The contract development and manufacturing organisation (CDMO) business also reported 60 per cent year-on-year revenue growth. The segment continued to benefit from long-term contracts and improved execution.
Navin Fluorine said the AHF capex project was commissioned in Q4 FY26, with dispatches already underway. The company is also progressing with capex for additional HFC capacity of up to 15,000 MTPA.
The R32 project, with a planned capacity of 15,000 MTPA, remains on track for commissioning in Q3 FY27. Management said these projects are expected to support medium-term growth as utilisation ramps up.
In the specialty chemicals segment, the Chemours project is progressing as planned and is expected to be completed in Q1 FY27. Debottlenecking of multi-purpose plant capacity at Dahej is also on track for commissioning in Q3 FY27.
The CDMO business maintained strong momentum during the quarter.
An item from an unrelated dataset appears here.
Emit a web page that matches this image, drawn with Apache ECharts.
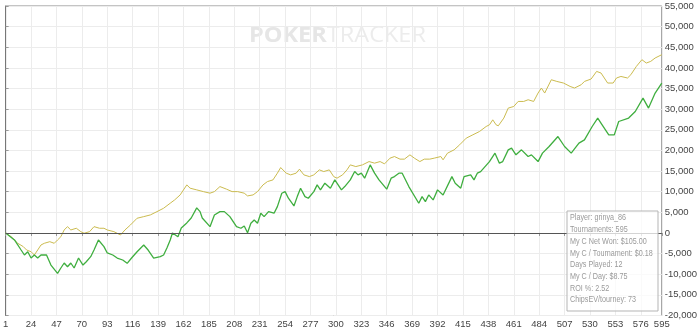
<!DOCTYPE html>
<html>
<head>
<meta charset="utf-8">
<script src="https://cdn.jsdelivr.net/npm/echarts@6/dist/echarts.min.js"></script>
<style>html,body{margin:0;padding:0;background:#fff;}#chart{width:700px;height:331px;}</style>
</head>
<body>
<div id="chart"></div>
<script>
// Tournament numbers and cumulative chips for the green series
const greenTourney = [
  1, 9, 15, 18, 21, 24, 27, 30, 33, 38,
  42, 48, 51, 54, 57, 60, 63, 67, 71, 74,
  78, 81, 85, 90, 93, 98, 102, 107, 111, 115,
  120, 126, 130, 135, 141, 144, 147, 150, 152, 157,
  160, 165, 169, 174, 177, 179, 186, 190, 195, 199,
  204, 210, 214, 217, 220, 223, 226, 229, 232, 235,
  239, 244, 247, 251, 254, 257, 262, 265, 268, 272,
  275, 280, 283, 286, 290, 295, 299, 305, 308, 313,
  317, 320, 323, 326, 331, 335, 339, 346, 350, 353,
  357, 360, 366, 375, 378, 381, 384, 388, 392, 397,
  405, 408, 413, 416, 422, 425, 428, 431, 439, 444,
  448, 451, 456, 459, 463, 468, 474, 477, 483, 487,
  493, 501, 507, 513, 520, 525, 532, 537, 541, 547,
  552, 556, 565, 571, 578, 583, 589, 595
];
const greenValue = [
  0, -1700, -4130, -5340, -4540, -6070, -5340, -6070, -5340, -5340,
  -7770, -9780, -8490, -7280, -8180, -7280, -8490, -6070, -7770, -6970,
  -5750, -4130, -1700, -3320, -4850, -5340, -6070, -6550, -7350, -6070,
  -4540, -2910, -4130, -6070, -5750, -5340, -3640, -1700, 0, -900,
  1210, 2430, 3640, 6070, 5170, 3640, 1530, 4370, 5170, 5170,
  3960, 1530, 1140, 1700, 70, 2350, 3160, 2350, 4780, 3960,
  5170, 4780, 6380, 9630, 10020, 8420, 6550, 8810, 10850, 8810,
  8420, 10020, 11650, 10440, 12060, 10850, 12860, 10440, 11240, 12860,
  14880, 14080, 14490, 13280, 16500, 14490, 12860, 10610, 13280, 13660,
  14490, 14490, 11240, 7210, 8810, 7600, 9220, 8010, 10440, 9220,
  13660, 12060, 10850, 13660, 14080, 12860, 14490, 14880, 17300, 19340,
  16920, 17300, 20140, 20560, 18930, 20140, 18520, 18930, 17300, 19340,
  20950, 23370, 20950, 19340, 21770, 22570, 25800, 27840, 26210, 23780,
  23780, 27010, 27840, 29440, 32690, 30260, 33900, 36330
];
// Tournament numbers and cumulative chips for the yellow series
const yellowTourney = [
  1, 6, 12, 17, 20, 24, 27, 30, 33, 36,
  41, 45, 48, 51, 54, 57, 60, 65, 69, 72,
  77, 81, 86, 90, 93, 99, 105, 109, 114, 120,
  126, 132, 138, 144, 150, 154, 159, 165, 168, 174,
  180, 186, 190, 195, 201, 206, 211, 217, 220, 225,
  229, 234, 238, 243, 247, 250, 255, 259, 264, 267,
  271, 276, 280, 285, 289, 294, 298, 301, 306, 310,
  313, 318, 324, 330, 335, 340, 344, 349, 353, 358,
  362, 367, 371, 376, 380, 385, 389, 395, 397, 401,
  407, 412, 418, 424, 430, 436, 439, 442, 445, 447,
  452, 456, 461, 465, 470, 474, 479, 483, 486, 489,
  495, 500, 506, 512, 516, 522, 525, 531, 536, 540,
  546, 551, 554, 558, 564, 567, 572, 577, 581, 585,
  589, 595
];
const yellowValue = [
  0, -900, -2500, -3320, -4130, -4540, -5340, -4130, -2910, -2500,
  -2110, -2500, -1700, -900, 730, 1530, 730, 1140, 320, -70,
  320, 1530, 1140, 1140, 730, 320, -490, 730, 1940, 3570,
  3960, 4370, 5170, 5990, 7210, 8010, 9220, 11650, 10850, 10440,
  10020, 9640, 10020, 11240, 10610, 10020, 10020, 9640, 8980, 9220,
  10020, 11650, 12450, 12860, 14490, 15850, 14490, 14080, 14490, 15460,
  14080, 13660, 14080, 15290, 14880, 15290, 13660, 13280, 14080, 15290,
  16500, 16090, 16500, 17300, 16920, 17300, 16750, 18130, 18520, 17890,
  17890, 18930, 18130, 17300, 17890, 17890, 18130, 18520, 17720, 19340,
  20140, 21360, 22980, 23790, 24590, 25800, 26210, 27420, 26210, 25970,
  27840, 30260, 30650, 31870, 31870, 32280, 31870, 33910, 35120, 33910,
  37130, 36720, 36330, 35510, 35120, 35920, 36720, 37300, 39150, 38760,
  36330, 36330, 37550, 37930, 37550, 38350, 40360, 41990, 41180, 41580,
  42400, 43200
];
const infoLines = [
  'Player: grinya_86',
  'Tournaments: 595',
  'My C Net Won: $105.00',
  'My C / Tournament: $0.18',
  'Days Played: 12',
  'My C / Day: $8.75',
  'ROI %: 2.52',
  'ChipsEV/tourney: 73'
];
const firstTourney = 1, lastTourney = 595, tourneyStep = 23;
const yMin = -20000, yMax = 55000, yStep = 5000;

// axis uses zero-based offsets so ticks start at tournament 1
const toPairs = (ts, vs) => ts.map((t, i) => [t - firstTourney, vs[i]]);

const chart = echarts.init(document.getElementById('chart'), null, {renderer: 'canvas'});
const FONT = '"Liberation Sans", Arial, sans-serif';

const infoGraphics = infoLines.map((s, i) => ({
  type: 'text', x: 570, y: 213.5 + i * 11.7, scaleX: 0.8, z: 101, silent: true,
  style: {text: s, fill: '#9a9a9a', font: '9px ' + FONT, verticalAlign: 'top'}
}));

chart.setOption({
  animation: false,
  grid: {left: 4, right: 33, top: 6, bottom: 15.5, show: true, borderColor: '#888', borderWidth: 1, backgroundColor: 'transparent'},
  xAxis: {
    type: 'value', min: 0, max: lastTourney - firstTourney, interval: tourneyStep,
    axisLine: {show: true, lineStyle: {color: '#999'}},
    axisTick: {show: true, length: 3, lineStyle: {color: '#999'}},
    axisLabel: {
      formatter: v => String(v + firstTourney), fontSize: 9.5, color: '#444', margin: 4,
      fontFamily: FONT, showMinLabel: true, showMaxLabel: true, hideOverlap: false
    },
    splitLine: {show: true, lineStyle: {color: '#ececec', width: 1}}
  },
  yAxis: {
    type: 'value', position: 'right', min: yMin, max: yMax, interval: yStep,
    axisLine: {show: true, lineStyle: {color: '#777'}},
    axisTick: {show: true, length: 3, lineStyle: {color: '#999'}},
    axisLabel: {
      formatter: v => v.toLocaleString('en-US'), fontSize: 9.5, color: '#444', margin: 3,
      fontFamily: FONT, showMinLabel: true, showMaxLabel: true
    },
    splitLine: {show: true, lineStyle: {color: '#ececec', width: 1}}
  },
  graphic: [
    {
      type: 'text', x: 249, y: 26, scaleX: 1.12, z: 0, silent: true,
      style: {
        text: '{a|POKER}{b|TRACKER}',
        verticalAlign: 'top',
        rich: {
          a: {fontSize: 21, fontWeight: 'bold', fill: '#e6e6e6', fontFamily: '"Open Sans", "Liberation Sans", sans-serif'},
          b: {fontSize: 21, fontWeight: 'normal', fill: '#ececec', fontFamily: '"Open Sans", "Liberation Sans", sans-serif'}
        }
      }
    },
    {
      type: 'rect', x: 567, y: 211, z: 100, silent: true,
      shape: {x: 0, y: 0, width: 91, height: 100},
      style: {fill: 'rgba(255,255,255,0.75)', stroke: '#b5b5b5', lineWidth: 1}
    },
    ...infoGraphics
  ],
  series: [
    {
      name: 'ChipsEV', type: 'line', data: toPairs(yellowTourney, yellowValue),
      showSymbol: false, symbol: 'none', lineStyle: {color: '#cbbb4f', width: 1}, z: 3
    },
    {
      name: 'Chips', type: 'line', data: toPairs(greenTourney, greenValue),
      showSymbol: false, symbol: 'none', lineStyle: {color: '#3fae3f', width: 1.3}, z: 4,
      markLine: {
        silent: true, symbol: 'none', label: {show: false},
        lineStyle: {color: '#555', width: 1, type: 'solid'},
        data: [{yAxis: 0}]
      }
    }
  ]
});
</script>
</body>
</html>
Under the European CDMO master service agreement, validation was completed successfully and commercial supplies have commenced from the cGMP4 facility.
Management indicated a strong outlook for the CDMO segment into calendar year 2026 and beyond, supported by a balanced portfolio of early- and late-stage molecules and ongoing discussions with European clients for future orders.
Brokerages raised target prices following the strong results, though views on valuation remain mixed.
Citi maintained a sell rating and raised its target price to Rs 5,550 from Rs 4,900. It noted that EBITDA rose 110 per cent year-on-year and margins improved sharply, but said the stock’s recent rally and valuation of about 29 times FY27E EV/EBITDA leaves limited upside.
Jefferies maintained a buy rating and raised its target to Rs 7,800 from Rs 6,940. It cited a strong earnings beat, firm CDMO contracts, and ramp-up in R32 and data centre cooling products, and projected a 23 per cent EPS CAGR over FY26–28.
UBS also maintained a buy rating and raised its target to Rs 7,800 from Rs 7,000. The brokerage expects Q4 momentum to remain strong and sees FY26 margins trending above the guided 30 per cent level on higher utilisation.